Ogbe-Yono: Where Omolú Rode a Goat and its Relationship with Ochún
Elders often stress the centrality of the odu Ogbe-Yono when they discuss Babalú. The sign is called Eyeunle-Ogundá by the babalochas. Here is a classic story from the sign:
In his travels toward the land of Dahomey, Omolú traveled with his guide Ogbe-Yono, and they took their own sweet time in arriving, slowing traversing the long, rough road. When they arrived at the town of Shaki, they encountered its queen, a woman named Ottanagoso. She had many large, bearded goats that were strong enough to ride in those parts. When she saw how tired they were, she offered a goat to Ogbe-Yono, so they could continue their trip, and she gave him a special insignia so that wherever they arrived, her servants would offer him gifts and fresh goat. The insignia was beads and beautiful stones from her kingdom in the form of a necklace that people would identify as the mark of the Queen of Shaki.

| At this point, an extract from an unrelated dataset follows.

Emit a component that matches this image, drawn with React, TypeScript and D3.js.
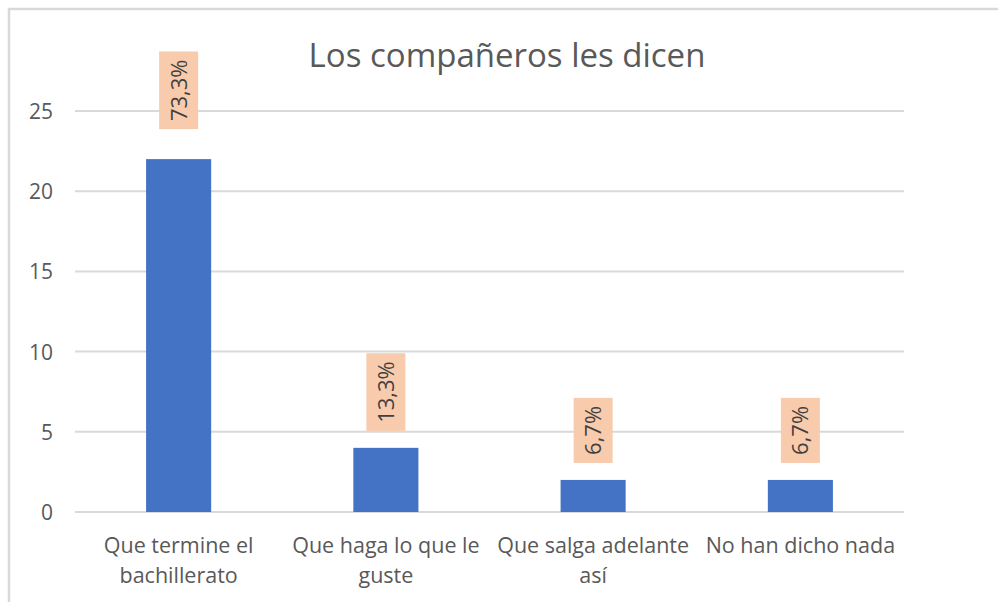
import React, { useEffect, useRef } from "react";
import * as d3 from "d3";

const categories: string[][] = [
  ["Que termine el", "bachillerato"],
  ["Que haga lo que le", "guste"],
  ["Que salga adelante", "así"],
  ["No han dicho nada"],
];
const values: number[] = [22, 4, 2, 2];
const percentLabels: string[] = ["73,3%", "13,3%", "6,7%", "6,7%"];
const yTicks: number[] = [0, 5, 10, 15, 20, 25];
const title = "Los compañeros les dicen";

const W = 998;
const H = 602;
const FONT = "'Open Sans', 'Noto Sans', sans-serif";

export default function App() {
  const ref = useRef<SVGSVGElement | null>(null);

  useEffect(() => {
    const svg = d3.select(ref.current!);
    svg.selectAll("*").remove();

    const left = 75, right = 904, top = 111, bottom = 512;
    const x = d3
      .scaleBand<number>()
      .domain(values.map((_, i) => i))
      .range([left, right])
      .paddingInner(0.686)
      .paddingOuter(0.343);
    const y = d3.scaleLinear().domain([0, 25]).range([bottom, top]);

    svg.append("rect").attr("x", 0).attr("y", 0).attr("width", W).attr("height", H).attr("fill", "#ffffff");
    // chart border (left + top)
    svg.append("path").attr("d", `M9,602 L9,9 L998,9`).attr("fill", "none").attr("stroke", "#d9d9d9").attr("stroke-width", 2.5);

    // title
    svg.append("text")
      .attr("x", 507).attr("y", 67)
      .attr("text-anchor", "middle")
      .attr("font-family", FONT).attr("font-size", 33)
      .attr("fill", "#595959")
      .text(title);

    // gridlines
    svg.append("g").selectAll("line").data(yTicks).join("line")
      .attr("x1", left).attr("x2", right)
      .attr("y1", (d) => y(d)).attr("y2", (d) => y(d))
      .attr("stroke", "#d9d9d9").attr("stroke-width", 2);

    // y tick labels
    svg.append("g").selectAll("text").data(yTicks).join("text")
      .attr("x", 53).attr("y", (d) => y(d) + 8)
      .attr("text-anchor", "end")
      .attr("font-family", FONT).attr("font-size", 21)
      .attr("fill", "#595959")
      .text((d) => String(d));

    // bars
    svg.append("g").selectAll("rect").data(values).join("rect")
      .attr("x", (_, i) => x(i)!)
      .attr("y", (d) => y(d))
      .attr("width", x.bandwidth())
      .attr("height", (d) => y(0) - y(d))
      .attr("fill", "#4472c4");

    // category labels
    const cat = svg.append("g");
    categories.forEach((lines, i) => {
      const cx = x(i)! + x.bandwidth() / 2;
      const t = cat.append("text")
        .attr("text-anchor", "middle")
        .attr("font-family", FONT).attr("font-size", 21.5)
        .attr("fill", "#595959");
      lines.forEach((ln, j) => {
        t.append("tspan").attr("x", cx).attr("y", 553 + j * 30).text(ln);
      });
    });

    // data labels
    const lab = svg.append("g");
    values.forEach((v, i) => {
      const cx = x(i)! + x.bandwidth() / 2;
      const gap = i === 0 ? 30 : 17;
      const g = lab.append("g");
      const rect = g.append("rect").attr("fill", "#f8cbad");
      const txt = g.append("text")
        .attr("font-family", FONT).attr("font-size", 22)
        .attr("fill", "#404040")
        .attr("text-anchor", "middle")
        .text(percentLabels[i]);
      const len = (txt.node() as SVGTextElement).getComputedTextLength();
      const bh = len + 16;
      const bw = 39;
      const boxBottom = y(v) - gap;
      const boxTop = boxBottom - bh;
      rect.attr("x", cx - bw / 2).attr("y", boxTop).attr("width", bw).attr("height", bh);
      const cy = boxTop + bh / 2;
      txt.attr("transform", `translate(${cx + 8},${cy}) rotate(-90)`);
    });
  }, []);

  return (
    <svg
      ref={ref}
      width={W}
      height={H}
      style={{ position: "absolute", left: 0, top: 0, display: "block" }}
    />
  );
}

It took five days for Ogbe-Yono and Omolú to travel from Shaki to Saya, and each day they passed a new outpost. In each one, they showed Queen Ottanagoso’s insignia and received beautiful gifts of fruits and shells. From then on, the power and fame of Omolú grew, until he was crowned in Dahomey and given the title Asojano.
So in the purifying ceremony for Asojano called the awán, the beneficiary of the ceremony mounts a goat. Together they travel around a basket five times in memory of the five days that Ogbe-Yono and Asojano spent making the trip from Shaki to Saya.
I first heard this story from Pedro Abreu—Asoyanye when I attended my first awán in his house, but he always stresses that it was Ochún who gave Omolú the goat on which he traveled to Dahomey to become king. Abreu uses this story to justify the ritual action of mounting the goat and to explain the strong loyalties that often tie Omolú’s children and Ochún´s children. I have heard of some priests who understand that they must move to a foreign land to prosper, just as Omolú moved to the land of the Dahomey to become king.
It is interesting to note that Ogbe-Yono is also the birthplace of crutches, a common symbol of Omolú and where a person was initiated to Ochún for the first time.